>> start DATA PROVIDED
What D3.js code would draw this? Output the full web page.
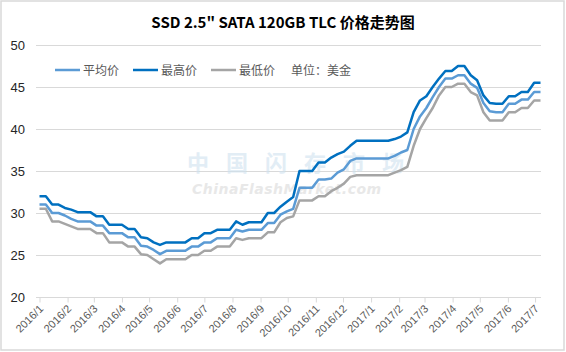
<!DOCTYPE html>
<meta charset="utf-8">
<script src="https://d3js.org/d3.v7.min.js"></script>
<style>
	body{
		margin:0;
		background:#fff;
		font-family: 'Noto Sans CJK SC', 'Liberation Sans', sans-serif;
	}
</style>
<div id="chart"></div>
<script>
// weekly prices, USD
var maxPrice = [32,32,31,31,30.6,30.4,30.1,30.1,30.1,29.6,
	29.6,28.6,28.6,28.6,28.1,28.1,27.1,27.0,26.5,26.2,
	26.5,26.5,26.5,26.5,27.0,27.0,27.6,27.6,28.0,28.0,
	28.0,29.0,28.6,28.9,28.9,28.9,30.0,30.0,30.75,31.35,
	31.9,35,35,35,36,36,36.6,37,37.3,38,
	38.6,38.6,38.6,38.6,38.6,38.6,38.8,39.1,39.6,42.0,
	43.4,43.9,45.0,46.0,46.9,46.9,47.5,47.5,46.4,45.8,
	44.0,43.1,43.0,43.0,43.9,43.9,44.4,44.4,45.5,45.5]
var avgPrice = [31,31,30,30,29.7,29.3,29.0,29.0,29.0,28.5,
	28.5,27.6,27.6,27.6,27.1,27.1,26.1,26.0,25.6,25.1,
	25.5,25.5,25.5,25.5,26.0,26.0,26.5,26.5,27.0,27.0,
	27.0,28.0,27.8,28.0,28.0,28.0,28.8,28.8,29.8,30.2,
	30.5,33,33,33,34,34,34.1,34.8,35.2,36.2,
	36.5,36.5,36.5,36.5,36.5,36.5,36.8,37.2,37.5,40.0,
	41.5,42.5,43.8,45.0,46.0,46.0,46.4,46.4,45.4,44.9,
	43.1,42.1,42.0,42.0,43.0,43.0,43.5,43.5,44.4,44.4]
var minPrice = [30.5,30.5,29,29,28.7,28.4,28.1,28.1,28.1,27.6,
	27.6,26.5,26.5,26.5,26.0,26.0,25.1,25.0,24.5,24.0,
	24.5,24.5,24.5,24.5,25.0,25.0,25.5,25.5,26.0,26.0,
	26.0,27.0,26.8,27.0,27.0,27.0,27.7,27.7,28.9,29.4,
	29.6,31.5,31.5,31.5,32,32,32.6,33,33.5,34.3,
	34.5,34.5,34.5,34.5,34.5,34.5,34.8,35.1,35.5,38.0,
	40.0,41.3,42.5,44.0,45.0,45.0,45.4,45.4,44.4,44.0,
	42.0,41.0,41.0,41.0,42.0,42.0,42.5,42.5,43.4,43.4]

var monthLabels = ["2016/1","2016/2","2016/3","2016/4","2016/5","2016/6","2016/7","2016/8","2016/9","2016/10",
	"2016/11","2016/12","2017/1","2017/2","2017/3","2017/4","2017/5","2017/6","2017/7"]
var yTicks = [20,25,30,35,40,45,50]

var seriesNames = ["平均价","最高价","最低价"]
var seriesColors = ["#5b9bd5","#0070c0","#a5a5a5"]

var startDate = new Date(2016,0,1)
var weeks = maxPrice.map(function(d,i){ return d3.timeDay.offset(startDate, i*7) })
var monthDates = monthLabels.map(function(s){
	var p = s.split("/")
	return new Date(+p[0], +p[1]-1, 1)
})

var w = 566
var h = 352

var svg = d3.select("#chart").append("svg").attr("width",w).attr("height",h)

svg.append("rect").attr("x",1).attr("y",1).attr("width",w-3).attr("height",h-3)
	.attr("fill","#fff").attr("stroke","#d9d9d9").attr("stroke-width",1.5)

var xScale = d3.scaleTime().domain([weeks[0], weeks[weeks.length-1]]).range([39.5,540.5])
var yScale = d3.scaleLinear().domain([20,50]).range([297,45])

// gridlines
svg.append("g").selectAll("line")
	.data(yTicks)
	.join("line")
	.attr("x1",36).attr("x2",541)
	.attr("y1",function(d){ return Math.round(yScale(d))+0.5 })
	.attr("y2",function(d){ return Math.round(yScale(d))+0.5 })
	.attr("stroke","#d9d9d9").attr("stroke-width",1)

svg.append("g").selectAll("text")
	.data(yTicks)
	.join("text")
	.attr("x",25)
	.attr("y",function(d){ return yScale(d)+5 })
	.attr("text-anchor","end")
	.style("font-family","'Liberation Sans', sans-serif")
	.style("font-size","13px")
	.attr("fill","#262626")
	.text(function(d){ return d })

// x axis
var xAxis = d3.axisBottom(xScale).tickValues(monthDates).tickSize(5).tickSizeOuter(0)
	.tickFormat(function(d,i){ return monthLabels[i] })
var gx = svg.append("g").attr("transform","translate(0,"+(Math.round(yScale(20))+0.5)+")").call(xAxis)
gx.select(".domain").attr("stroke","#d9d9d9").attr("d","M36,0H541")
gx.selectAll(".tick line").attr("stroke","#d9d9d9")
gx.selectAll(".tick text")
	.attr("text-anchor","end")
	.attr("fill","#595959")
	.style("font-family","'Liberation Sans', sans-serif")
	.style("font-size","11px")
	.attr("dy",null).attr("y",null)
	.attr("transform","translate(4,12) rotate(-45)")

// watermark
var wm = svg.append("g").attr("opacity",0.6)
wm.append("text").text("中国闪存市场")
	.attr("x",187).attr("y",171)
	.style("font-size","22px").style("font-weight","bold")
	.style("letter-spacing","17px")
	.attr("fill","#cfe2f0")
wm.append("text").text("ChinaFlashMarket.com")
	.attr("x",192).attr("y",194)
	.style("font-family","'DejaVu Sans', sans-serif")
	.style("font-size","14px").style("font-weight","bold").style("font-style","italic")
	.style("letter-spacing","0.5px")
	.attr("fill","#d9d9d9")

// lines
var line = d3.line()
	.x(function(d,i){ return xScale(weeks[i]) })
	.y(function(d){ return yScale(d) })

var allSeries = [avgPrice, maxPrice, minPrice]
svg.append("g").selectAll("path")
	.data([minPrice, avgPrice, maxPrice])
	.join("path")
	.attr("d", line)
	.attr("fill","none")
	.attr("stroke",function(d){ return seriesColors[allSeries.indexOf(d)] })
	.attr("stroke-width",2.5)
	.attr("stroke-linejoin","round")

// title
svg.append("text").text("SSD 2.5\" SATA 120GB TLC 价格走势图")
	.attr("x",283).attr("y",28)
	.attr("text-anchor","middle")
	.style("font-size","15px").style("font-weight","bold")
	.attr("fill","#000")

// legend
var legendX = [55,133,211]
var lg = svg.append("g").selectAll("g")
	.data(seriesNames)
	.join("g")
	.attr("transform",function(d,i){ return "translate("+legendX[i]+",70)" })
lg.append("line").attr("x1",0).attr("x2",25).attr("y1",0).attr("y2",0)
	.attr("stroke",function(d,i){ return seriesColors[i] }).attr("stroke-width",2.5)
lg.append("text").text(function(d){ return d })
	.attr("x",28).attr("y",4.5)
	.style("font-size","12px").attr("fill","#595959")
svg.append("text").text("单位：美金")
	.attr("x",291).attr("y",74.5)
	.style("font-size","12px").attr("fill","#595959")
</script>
>> end DATA PROVIDED
• DIRECTIONS
Return only the lines running from the top of the data to the line that holds "var yTicks = [20,25,30,35,40,45,50]". Include both of those lines, but skip the pictures.

• ANSWER TO THIS PROBLEM
What D3.js code would draw this? Output the full web page.
<!DOCTYPE html>
<meta charset="utf-8">
<script src="https://d3js.org/d3.v7.min.js"></script>
<style>
	body{
		margin:0;
		background:#fff;
		font-family: 'Noto Sans CJK SC', 'Liberation Sans', sans-serif;
	}
</style>
<div id="chart"></div>
<script>
// weekly prices, USD
var maxPrice = [32,32,31,31,30.6,30.4,30.1,30.1,30.1,29.6,
	29.6,28.6,28.6,28.6,28.1,28.1,27.1,27.0,26.5,26.2,
	26.5,26.5,26.5,26.5,27.0,27.0,27.6,27.6,28.0,28.0,
	28.0,29.0,28.6,28.9,28.9,28.9,30.0,30.0,30.75,31.35,
	31.9,35,35,35,36,36,36.6,37,37.3,38,
	38.6,38.6,38.6,38.6,38.6,38.6,38.8,39.1,39.6,42.0,
	43.4,43.9,45.0,46.0,46.9,46.9,47.5,47.5,46.4,45.8,
	44.0,43.1,43.0,43.0,43.9,43.9,44.4,44.4,45.5,45.5]
var avgPrice = [31,31,30,30,29.7,29.3,29.0,29.0,29.0,28.5,
	28.5,27.6,27.6,27.6,27.1,27.1,26.1,26.0,25.6,25.1,
	25.5,25.5,25.5,25.5,26.0,26.0,26.5,26.5,27.0,27.0,
	27.0,28.0,27.8,28.0,28.0,28.0,28.8,28.8,29.8,30.2,
	30.5,33,33,33,34,34,34.1,34.8,35.2,36.2,
	36.5,36.5,36.5,36.5,36.5,36.5,36.8,37.2,37.5,40.0,
	41.5,42.5,43.8,45.0,46.0,46.0,46.4,46.4,45.4,44.9,
	43.1,42.1,42.0,42.0,43.0,43.0,43.5,43.5,44.4,44.4]
var minPrice = [30.5,30.5,29,29,28.7,28.4,28.1,28.1,28.1,27.6,
	27.6,26.5,26.5,26.5,26.0,26.0,25.1,25.0,24.5,24.0,
	24.5,24.5,24.5,24.5,25.0,25.0,25.5,25.5,26.0,26.0,
	26.0,27.0,26.8,27.0,27.0,27.0,27.7,27.7,28.9,29.4,
	29.6,31.5,31.5,31.5,32,32,32.6,33,33.5,34.3,
	34.5,34.5,34.5,34.5,34.5,34.5,34.8,35.1,35.5,38.0,
	40.0,41.3,42.5,44.0,45.0,45.0,45.4,45.4,44.4,44.0,
	42.0,41.0,41.0,41.0,42.0,42.0,42.5,42.5,43.4,43.4]

var monthLabels = ["2016/1","2016/2","2016/3","2016/4","2016/5","2016/6","2016/7","2016/8","2016/9","2016/10",
	"2016/11","2016/12","2017/1","2017/2","2017/3","2017/4","2017/5","2017/6","2017/7"]
var yTicks = [20,25,30,35,40,45,50]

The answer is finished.